PROBLEM DESCRIPTION:
Exactly the lines from the one with "Clone this chart" through the one with "import * as", inclusive, are to be repeated, and the pictures are not.

THE RECORDS:
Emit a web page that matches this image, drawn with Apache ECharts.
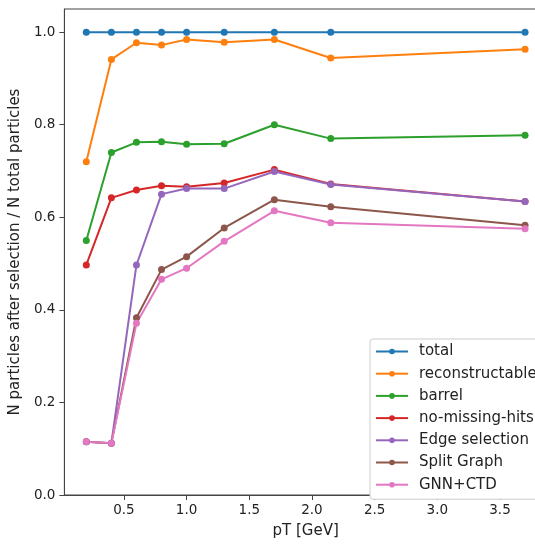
<!DOCTYPE html>
<html>
<head>
<meta charset="utf-8">
<script src="https://cdn.jsdelivr.net/npm/echarts@6/dist/echarts.min.js"></script>
<style>
html,body{margin:0;padding:0;overflow:hidden;background:#fff;}
#c{width:548px;height:544px;}
</style>
</head>
<body>
<div id="c"></div>
<script>
const pT = [0.2, 0.4, 0.6, 0.8, 1.0, 1.3, 1.7, 2.15, 3.7];
const total = [1.0, 1.0, 1.0, 1.0, 1.0, 1.0, 1.0, 1.0, 1.0];
const reconstructable = [0.720, 0.941, 0.977, 0.972, 0.984, 0.978, 0.984, 0.944, 0.963];
const barrel = [0.550, 0.740, 0.762, 0.763, 0.758, 0.759, 0.800, 0.770, 0.777];
const noMissingHits = [0.497, 0.642, 0.659, 0.668, 0.666, 0.674, 0.703, 0.672, 0.634];
const edgeSelection = [0.115, 0.112, 0.497, 0.650, 0.662, 0.662, 0.699, 0.671, 0.634];
const splitGraph = [0.115, 0.112, 0.383, 0.487, 0.515, 0.577, 0.638, 0.623, 0.583];
const gnnCtd = [0.115, 0.112, 0.371, 0.466, 0.490, 0.548, 0.614, 0.588, 0.575];
const xTicks = [0.5, 1.0, 1.5, 2.0, 2.5, 3.0, 3.5];
const yTicks = [0.0, 0.2, 0.4, 0.6, 0.8, 1.0];

const names = ['total', 'reconstructable', 'barrel', 'no-missing-hits', 'Edge selection', 'Split Graph', 'GNN+CTD'];
const values = [total, reconstructable, barrel, noMissingHits, edgeSelection, splitGraph, gnnCtd];
const colors = ['#1f77b4', '#ff7f0e', '#2ca02c', '#d62728', '#9467bd', '#8c564b', '#e377c2'];

const font = 'DejaVu Sans';
const chart = echarts.init(document.getElementById('c'));
chart.setOption({
  animation: false,
  color: colors,
  grid: {left: 62, top: 9, width: 485, height: 497, show: true, borderColor: '#444', borderWidth: 1, backgroundColor: 'transparent'},
  xAxis: {
    type: 'value', min: 0.025, max: 3.875,
    name: 'pT [GeV]', nameLocation: 'middle', nameGap: 29,
    nameTextStyle: {fontFamily: font, fontSize: 15, color: '#222'},
    axisLine: {show: true, onZero: false, lineStyle: {color: '#444', width: 1}},
    axisTick: {show: true, length: 5, customValues: xTicks, lineStyle: {color: '#444'}},
    axisLabel: {customValues: xTicks, margin: 8, fontFamily: font, fontSize: 13.5, color: '#222',
      formatter: v => v.toFixed(1)},
    splitLine: {show: false}
  },
  yAxis: {
    type: 'value', min: 0, max: 1.05,
    name: 'N particles after selection / N total particles', nameLocation: 'middle', nameGap: 40, nameRotate: 90,
    nameTextStyle: {fontFamily: font, fontSize: 15, color: '#222'},
    axisLine: {show: true, lineStyle: {color: '#444', width: 1}},
    axisTick: {show: true, length: 5, customValues: yTicks, lineStyle: {color: '#444'}},
    axisLabel: {customValues: yTicks, margin: 9, fontFamily: font, fontSize: 13.5, color: '#222',
      formatter: v => v.toFixed(1)},
    splitLine: {show: false}
  },
  legend: {
    orient: 'vertical', left: 370, top: 339,
    padding: [5, 6, 7, 5], itemGap: 7.2, itemWidth: 32, itemHeight: 7,
    backgroundColor: '#fff', borderColor: '#ccc', borderWidth: 1, borderRadius: 3,
    textStyle: {fontFamily: font, fontSize: 15, lineHeight: 15, color: '#222', padding: [0, 0, 0, 6]},
    data: names
  },
  series: names.map((n, i) => ({
    name: n, type: 'line',
    data: pT.map((x, j) => [x, values[i][j]]),
    symbol: 'circle', symbolSize: 7, showSymbol: true,
    lineStyle: {width: 2, color: colors[i]},
    itemStyle: {color: colors[i]},
    emphasis: {disabled: true}
  }))
});
</script>
</body>
</html>
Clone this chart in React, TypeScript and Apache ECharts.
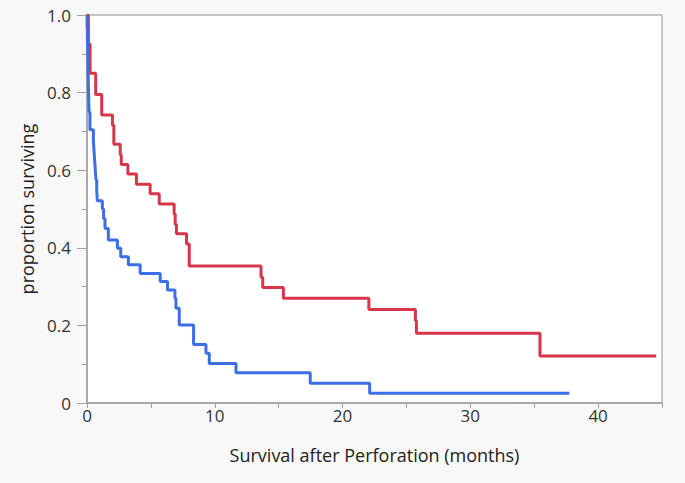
import React, { useEffect, useRef } from "react";
import * as echarts from "echarts";

// Kaplan-Meier step points: [time (months), proportion surviving after that time]
const redTimes = [0, 0.11, 0.24, 0.68, 1.15, 1.99, 2.1, 2.6, 2.68, 3.2, 3.87, 4.94, 5.65, 6.82, 6.9, 7.0, 7.79, 8.0, 13.62, 13.75, 15.37, 22.06, 25.7, 25.78, 35.45, 44.55];
const redValues = [1.0, 0.925, 0.85, 0.795, 0.742, 0.716, 0.667, 0.64, 0.615, 0.59, 0.564, 0.539, 0.513, 0.487, 0.46, 0.436, 0.41, 0.353, 0.324, 0.298, 0.27, 0.241, 0.212, 0.18, 0.121, 0.121];

const blueTimes = [0, 0.03, 0.06, 0.09, 0.12, 0.16, 0.23, 0.5, 0.55, 0.6, 0.65, 0.7, 0.76, 0.81, 1.2, 1.3, 1.41, 1.67, 2.38, 2.64, 3.24, 4.16, 5.73, 6.3, 6.88, 6.96, 7.22, 8.34, 9.31, 9.57, 11.66, 17.47, 22.12, 37.75];
const blueValues = [1.0, 0.95, 0.9, 0.85, 0.8, 0.75, 0.704, 0.675, 0.65, 0.625, 0.6, 0.575, 0.55, 0.521, 0.5, 0.475, 0.45, 0.42, 0.399, 0.377, 0.356, 0.334, 0.313, 0.291, 0.27, 0.244, 0.201, 0.151, 0.128, 0.102, 0.078, 0.051, 0.025, 0.025];

const xTitle = "Survival after Perforation (months)";
const yTitle = "proportion surviving";

const FONT = "Open Sans";

export default function App() {
  const ref = useRef<HTMLDivElement>(null);
  useEffect(() => {
    document.body.style.margin = "0";
    const chart = echarts.init(ref.current!, null, { renderer: "svg" });
    const red = redTimes.map((t, i) => [t, redValues[i]]);
    const blue = blueTimes.map((t, i) => [t, blueValues[i]]);
    chart.setOption({
      animation: false,
      backgroundColor: "#f8f8f8",
      grid: {
        left: 87,
        right: 23,
        top: 15,
        bottom: 80,
        show: true,
        backgroundColor: "#ffffff",
        borderColor: "#b4b4b4",
        borderWidth: 1.5,
      },
      xAxis: {
        type: "value",
        min: 0,
        max: 45,
        interval: 10,
        name: xTitle,
        nameLocation: "middle",
        nameGap: 43,
        nameTextStyle: { fontFamily: FONT, fontSize: 18, color: "#222" },
        axisLine: { show: true, lineStyle: { color: "#a0a0a0", width: 1.5 } },
        axisTick: { show: true, length: 5, lineStyle: { color: "#a0a0a0" } },
        minorTick: { show: true, splitNumber: 2, length: 5, lineStyle: { color: "#a0a0a0" } },
        axisLabel: { fontFamily: FONT, fontSize: 17, color: "#333", margin: 4, showMaxLabel: false },
        splitLine: { show: false },
      },
      yAxis: {
        type: "value",
        min: 0,
        max: 1,
        interval: 0.2,
        name: yTitle,
        nameLocation: "middle",
        nameGap: 51,
        nameTextStyle: { fontFamily: FONT, fontSize: 18, color: "#222" },
        axisLine: { show: true, lineStyle: { color: "#a0a0a0", width: 1.5 } },
        axisTick: { show: true, length: 10, lineStyle: { color: "#a0a0a0" } },
        minorTick: { show: true, splitNumber: 2, length: 5, lineStyle: { color: "#a0a0a0" } },
        axisLabel: {
          fontFamily: FONT,
          fontSize: 17,
          color: "#333",
          margin: 16,
          formatter: (v: number) => (v === 0 ? "0" : v.toFixed(1)),
        },
        splitLine: { show: false },
      },
      series: [
        {
          type: "line",
          step: "end",
          data: red,
          showSymbol: false,
          lineStyle: { color: "#d8344a", width: 3 },
          itemStyle: { color: "#d8344a" },
        },
        {
          type: "line",
          step: "end",
          data: blue,
          showSymbol: false,
          lineStyle: { color: "#3c6fe6", width: 3 },
          itemStyle: { color: "#3c6fe6" },
        },
      ],
    });
    return () => chart.dispose();
  }, []);
  return <div ref={ref} style={{ width: 685, height: 483 }} />;
}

RESPONSE FOR THIS EXERCISE:
Clone this chart in React, TypeScript and Apache ECharts.
import React, { useEffect, useRef } from "react";
import * as echarts from "echarts";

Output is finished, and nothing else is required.